DM22, Spring 2006 - Weekly Note 5

Lecture March 7

More examples of actual Haskell programming. The undefined value. Strict and non-strict functions. Proofs of properties of code.

Reading

Slides: matrix.hs

Chapters 1 and 2 again, now with a focus on the undefined value, and on proofs.

Lecture March 14 (Expected contents)

More examples of proofs of properties of code. Trees.

Reading

Chapter 4 again, now with a focus on the undefined value, and on proofs. Start on Chapter 6.

Exercises March 15

Any remaining exercises from last weekly note.

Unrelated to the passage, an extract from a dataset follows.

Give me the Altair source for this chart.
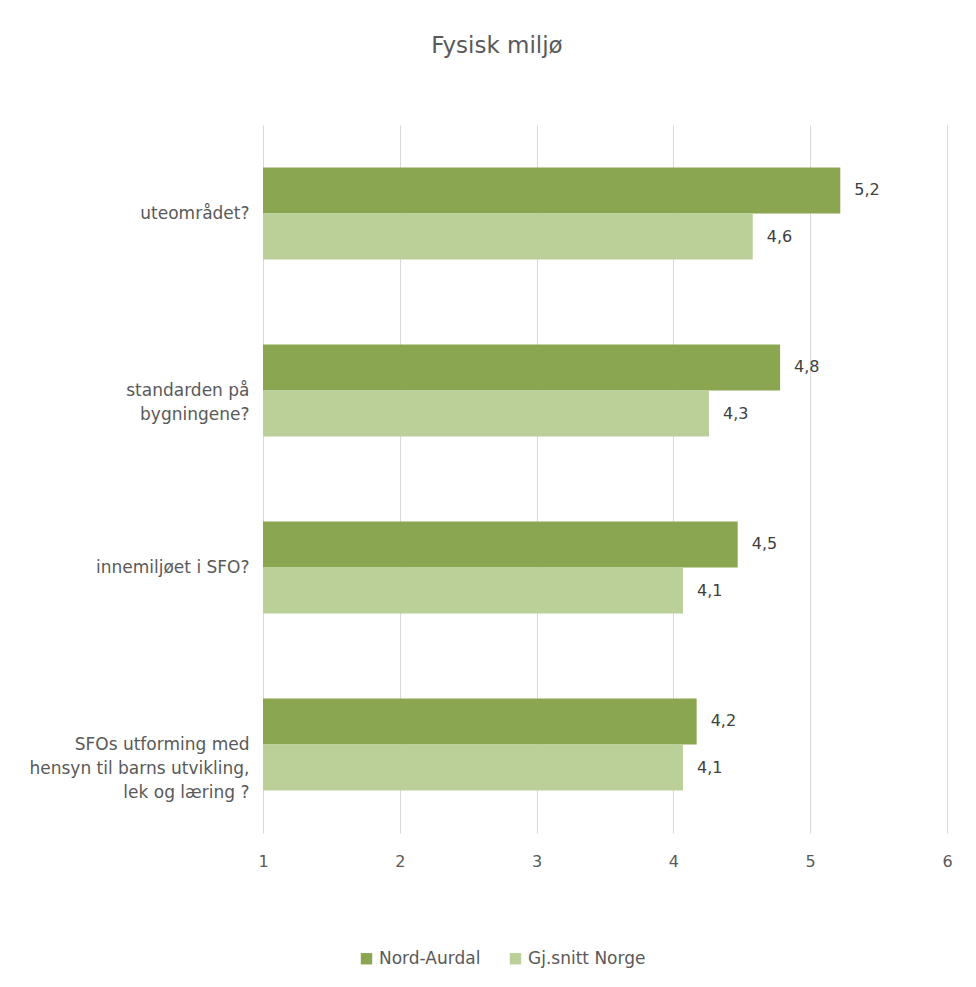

Exam of summer 2002 (pdf), exercise 4. Note: the types stated are not entirely correct - they should start with the context Num a =>, i.e. it is required that the type variable a only ranges over types in the class Num (else addition and multiplication are not necessarily available on the type).

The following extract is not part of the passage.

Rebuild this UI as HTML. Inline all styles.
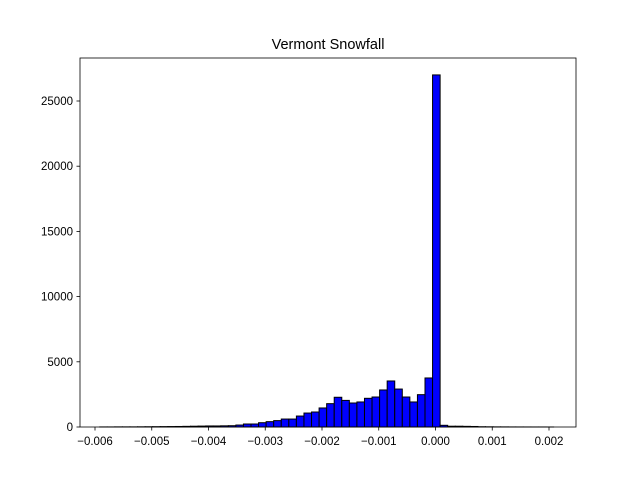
<!DOCTYPE html>
<html><head><meta charset="utf-8"><style>
body{margin:0;background:#fff;}
svg{display:block;font-family:"Liberation Sans","DejaVu Sans",sans-serif;}
</style></head><body>
<svg id="chart" width="640" height="480" viewBox="0 0 640 480" xmlns="http://www.w3.org/2000/svg">
<rect width="640" height="480" fill="#fff"/>
<text x="328" y="49" font-size="14.5" text-anchor="middle">Vermont Snowfall</text>
<g id="bars"></g>
<g id="axes"></g>
<rect x="80" y="58" width="496" height="369" fill="none" stroke="#000" stroke-width="0.8"/>
</svg>
<script>
const binStart = -0.005917;
const binWidth = 0.0001333;
const counts = [5,5,10,10,10,15,20,25,30,35,40,50,60,70,80,80,90,100,150,230,230,330,410,490,610,610,840,1070,1150,1460,1790,2280,2040,1840,1920,2200,2300,2840,3530,2910,2300,1920,2480,3760,27000,130,60,60,50,40,20,15,10,8,5,4,3,2,2,1];
const xTicks = [-0.006,-0.005,-0.004,-0.003,-0.002,-0.001,0.000,0.001,0.002];
const xTickLabels = ["\u22120.006","\u22120.005","\u22120.004","\u22120.003","\u22120.002","\u22120.001","0.000","0.001","0.002"];
const yTicks = [0,5000,10000,15000,20000,25000];
const yTickLabels = ["0","5000","10000","15000","20000","25000"];

const NS = "http://www.w3.org/2000/svg";
function xs(v){ return 95 + (v + 0.006) * 56750; }
function ys(v){ return 427 - v * 0.01304; }

const barsG = document.getElementById('bars');
counts.forEach((c, i) => {
  const x0 = xs(binStart + i * binWidth), x1 = xs(binStart + (i + 1) * binWidth);
  const r = document.createElementNS(NS, 'rect');
  r.setAttribute('x', x0); r.setAttribute('width', x1 - x0);
  r.setAttribute('y', ys(c)); r.setAttribute('height', 427 - ys(c));
  r.setAttribute('fill', '#0000ff'); r.setAttribute('stroke', '#000'); r.setAttribute('stroke-width', '1');
  
  
  barsG.appendChild(r);
});

const axG = document.getElementById('axes');
xTicks.forEach((t, i) => {
  const x = xs(t);
  const l = document.createElementNS(NS, 'line');
  l.setAttribute('x1', x); l.setAttribute('x2', x); l.setAttribute('y1', 427); l.setAttribute('y2', 430.5);
  l.setAttribute('stroke', '#000'); l.setAttribute('stroke-width', '0.8');
  
  
  axG.appendChild(l);
  const tx = document.createElementNS(NS, 'text');
  tx.setAttribute('x', x); tx.setAttribute('y', 445); tx.setAttribute('font-size', '11.5'); tx.setAttribute('text-anchor', 'middle');
  tx.textContent = xTickLabels[i];
  
  
  axG.appendChild(tx);
});
yTicks.forEach((t, i) => {
  const y = ys(t);
  const l = document.createElementNS(NS, 'line');
  l.setAttribute('x1', 76.5); l.setAttribute('x2', 80); l.setAttribute('y1', y); l.setAttribute('y2', y);
  l.setAttribute('stroke', '#000'); l.setAttribute('stroke-width', '0.8');
  
  
  axG.appendChild(l);
  const tx = document.createElementNS(NS, 'text');
  tx.setAttribute('x', 73); tx.setAttribute('y', y + 4); tx.setAttribute('font-size', '11.5'); tx.setAttribute('text-anchor', 'end');
  tx.textContent = yTickLabels[i];
  
  
  axG.appendChild(tx);
});
</script>
</body></html>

Exercises 1.3.2, 2.4.1, 2.5.1, and (optional) 2.5.2 (hint: consider the left- and the right-hand sides applied to the values Left x and Right x, and use the identities at the top of page 47).

The following extensions of the example code matrix.hs on matrix operations:

1. Make a function

   multMV :: Matrix -> Vector -> Vector
   

   which takes a matrix A and a vector x, and computes the product A x.

2. Make functions

   lengthV :: Vector -> Entry
   normalizeV :: Vector -> Vector
   

   where lengthV computes the length of a vector, and normalizeV scales a vector so it gets length one. Recall that the length of a vector is the squareroot of its vector product with itself.

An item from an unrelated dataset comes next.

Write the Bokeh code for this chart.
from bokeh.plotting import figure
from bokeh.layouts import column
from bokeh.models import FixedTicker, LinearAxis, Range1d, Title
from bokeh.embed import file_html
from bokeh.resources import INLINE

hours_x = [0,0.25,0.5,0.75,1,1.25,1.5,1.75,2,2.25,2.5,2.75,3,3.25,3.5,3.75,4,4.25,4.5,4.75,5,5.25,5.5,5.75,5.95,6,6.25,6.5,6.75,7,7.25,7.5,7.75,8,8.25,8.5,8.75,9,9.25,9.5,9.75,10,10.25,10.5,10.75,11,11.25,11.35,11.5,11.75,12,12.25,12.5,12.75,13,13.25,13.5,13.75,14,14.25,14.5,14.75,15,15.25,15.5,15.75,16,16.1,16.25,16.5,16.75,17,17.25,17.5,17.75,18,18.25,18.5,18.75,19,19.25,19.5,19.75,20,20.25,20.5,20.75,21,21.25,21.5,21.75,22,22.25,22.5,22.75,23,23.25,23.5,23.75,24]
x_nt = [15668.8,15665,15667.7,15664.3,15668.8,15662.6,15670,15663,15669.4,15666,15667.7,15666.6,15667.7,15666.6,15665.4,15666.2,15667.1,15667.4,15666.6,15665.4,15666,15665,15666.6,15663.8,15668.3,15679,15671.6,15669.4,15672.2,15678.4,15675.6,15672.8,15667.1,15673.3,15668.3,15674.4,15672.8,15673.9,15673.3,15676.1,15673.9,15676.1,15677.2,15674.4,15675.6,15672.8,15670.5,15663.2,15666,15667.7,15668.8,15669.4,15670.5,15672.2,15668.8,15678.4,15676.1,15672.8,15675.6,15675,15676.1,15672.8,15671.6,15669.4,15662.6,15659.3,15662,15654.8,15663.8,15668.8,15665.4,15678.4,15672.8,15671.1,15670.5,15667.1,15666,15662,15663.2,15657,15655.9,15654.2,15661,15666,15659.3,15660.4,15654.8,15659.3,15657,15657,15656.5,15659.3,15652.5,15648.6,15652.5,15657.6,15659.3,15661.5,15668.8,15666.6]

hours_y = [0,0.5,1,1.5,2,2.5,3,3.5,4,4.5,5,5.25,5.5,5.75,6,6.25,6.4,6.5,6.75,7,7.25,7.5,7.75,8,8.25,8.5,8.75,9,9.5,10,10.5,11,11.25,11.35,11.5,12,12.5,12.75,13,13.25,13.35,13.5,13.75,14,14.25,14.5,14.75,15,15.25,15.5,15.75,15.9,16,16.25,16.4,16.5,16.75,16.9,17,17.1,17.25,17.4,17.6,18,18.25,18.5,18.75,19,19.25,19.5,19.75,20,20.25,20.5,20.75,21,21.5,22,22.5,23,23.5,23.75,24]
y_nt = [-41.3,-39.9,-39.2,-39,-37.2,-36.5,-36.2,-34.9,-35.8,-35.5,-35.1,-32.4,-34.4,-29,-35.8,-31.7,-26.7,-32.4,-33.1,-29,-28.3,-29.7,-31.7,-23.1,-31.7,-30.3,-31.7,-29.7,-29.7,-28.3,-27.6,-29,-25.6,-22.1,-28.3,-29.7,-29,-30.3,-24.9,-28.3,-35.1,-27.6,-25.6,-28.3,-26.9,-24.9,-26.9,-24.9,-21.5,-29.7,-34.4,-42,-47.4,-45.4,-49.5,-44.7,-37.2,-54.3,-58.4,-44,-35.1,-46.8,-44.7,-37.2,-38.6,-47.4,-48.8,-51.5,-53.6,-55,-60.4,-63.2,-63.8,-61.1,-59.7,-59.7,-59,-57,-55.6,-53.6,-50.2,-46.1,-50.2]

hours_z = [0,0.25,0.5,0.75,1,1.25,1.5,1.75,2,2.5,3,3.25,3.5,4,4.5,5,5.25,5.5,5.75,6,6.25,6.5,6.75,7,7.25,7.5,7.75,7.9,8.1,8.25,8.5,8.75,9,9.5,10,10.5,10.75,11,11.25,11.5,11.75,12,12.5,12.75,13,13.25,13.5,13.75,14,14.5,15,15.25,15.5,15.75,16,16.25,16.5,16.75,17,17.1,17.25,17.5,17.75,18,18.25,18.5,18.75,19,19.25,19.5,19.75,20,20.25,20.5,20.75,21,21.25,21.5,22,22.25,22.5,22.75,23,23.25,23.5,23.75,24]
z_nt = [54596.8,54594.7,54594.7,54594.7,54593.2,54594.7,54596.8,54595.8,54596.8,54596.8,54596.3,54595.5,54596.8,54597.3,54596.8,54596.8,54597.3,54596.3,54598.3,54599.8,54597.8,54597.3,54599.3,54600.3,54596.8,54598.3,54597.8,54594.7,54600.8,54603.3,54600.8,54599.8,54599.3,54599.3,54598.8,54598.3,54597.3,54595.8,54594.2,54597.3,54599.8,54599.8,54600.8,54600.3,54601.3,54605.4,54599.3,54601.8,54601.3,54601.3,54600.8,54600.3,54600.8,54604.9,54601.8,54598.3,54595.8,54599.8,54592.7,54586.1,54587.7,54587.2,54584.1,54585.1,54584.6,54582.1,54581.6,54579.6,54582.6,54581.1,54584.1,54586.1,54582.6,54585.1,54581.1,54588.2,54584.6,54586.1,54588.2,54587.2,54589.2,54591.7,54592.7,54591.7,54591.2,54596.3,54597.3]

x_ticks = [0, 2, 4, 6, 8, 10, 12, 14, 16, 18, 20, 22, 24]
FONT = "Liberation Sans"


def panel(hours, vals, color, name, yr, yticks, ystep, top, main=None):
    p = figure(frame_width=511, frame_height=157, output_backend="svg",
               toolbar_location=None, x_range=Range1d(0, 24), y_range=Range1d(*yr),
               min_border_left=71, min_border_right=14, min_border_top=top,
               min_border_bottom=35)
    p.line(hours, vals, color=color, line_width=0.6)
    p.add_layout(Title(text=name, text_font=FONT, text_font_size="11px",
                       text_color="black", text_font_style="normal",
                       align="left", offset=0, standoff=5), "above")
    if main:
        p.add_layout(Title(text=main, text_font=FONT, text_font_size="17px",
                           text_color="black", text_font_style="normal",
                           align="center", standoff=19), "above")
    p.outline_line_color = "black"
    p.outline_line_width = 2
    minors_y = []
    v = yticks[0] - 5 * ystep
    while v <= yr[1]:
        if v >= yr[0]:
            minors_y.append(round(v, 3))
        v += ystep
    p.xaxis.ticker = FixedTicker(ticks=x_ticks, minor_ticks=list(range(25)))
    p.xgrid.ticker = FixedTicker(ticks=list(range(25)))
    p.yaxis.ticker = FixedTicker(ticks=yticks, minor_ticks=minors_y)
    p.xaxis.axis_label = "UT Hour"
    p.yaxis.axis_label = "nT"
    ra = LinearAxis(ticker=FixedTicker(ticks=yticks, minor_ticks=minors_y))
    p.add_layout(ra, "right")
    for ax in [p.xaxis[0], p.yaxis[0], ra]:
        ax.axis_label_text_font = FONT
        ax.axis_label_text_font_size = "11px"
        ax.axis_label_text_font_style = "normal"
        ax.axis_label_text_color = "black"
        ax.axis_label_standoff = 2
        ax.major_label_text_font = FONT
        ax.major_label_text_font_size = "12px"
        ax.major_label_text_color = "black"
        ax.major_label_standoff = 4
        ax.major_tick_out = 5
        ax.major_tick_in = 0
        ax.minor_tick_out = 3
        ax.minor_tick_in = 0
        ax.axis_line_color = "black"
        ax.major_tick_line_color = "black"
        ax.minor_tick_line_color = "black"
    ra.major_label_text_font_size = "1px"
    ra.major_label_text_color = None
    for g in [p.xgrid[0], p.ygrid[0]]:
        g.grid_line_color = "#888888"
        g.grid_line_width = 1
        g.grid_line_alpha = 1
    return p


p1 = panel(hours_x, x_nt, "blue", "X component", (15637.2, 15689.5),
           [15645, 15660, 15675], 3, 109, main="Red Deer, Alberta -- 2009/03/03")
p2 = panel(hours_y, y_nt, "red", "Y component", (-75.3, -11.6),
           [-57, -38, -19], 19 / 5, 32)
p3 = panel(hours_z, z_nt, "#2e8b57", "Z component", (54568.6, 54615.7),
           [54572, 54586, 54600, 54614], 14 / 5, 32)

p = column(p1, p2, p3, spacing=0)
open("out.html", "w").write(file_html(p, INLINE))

3. An eigenvector of a square matrix A is a vector x for which A x = l x for some scalar value l (called the corresponding eigenvalue). For almost any vector x, the sequence n(A x), n(A n(A x)), n(A n(A n(A x))),..., where n stands for normalization of a vector, will converge to an eigenvector of A (namely the eigenvector with the largest eigenvalue, called the principal eigenvector/eigenvalue). In other words, the method simply consists of repeated multiplication of A, while keeping the vectors produced normalized (i.e. of length one).

   Make a function

   eigenlistM :: Matrix -> Vector -> [Vector]
   

   which, given a vector A and some initial vector x, produces the (infinite) sequence above. Hint: consider the function iterate from the standard library.

4. Make a function

   eigenM :: Matrix -> Vector -> Float -> Vector
   

   which given a vector A, some initial vector x, and some small threshold epsilon (e.g. epsilon = 1.0e-6), returns the first vector in the sequence where the difference from the previous one is less than epsilon for all positions in the vector. In other words, make a function which can find an approximation to the principal eigenvector. Hint: consider the function dropWhile from the standard library.

5. Using the result from the previous exercise, make a function which finds an approximation to the principal eigenvalue (given some inital vector x).

   One hint: if you consider finding the average of a list of Floats, note that length from the standard library returns the type Int, and that Ints do not support the / operator (as Floats do). One solution is to use the built-in function fromIntegral, which will take any type in the class Integral (including the type Int) to any type in the class Num (including Float). So a / fromIntegral b will work for a in Float and b in Int.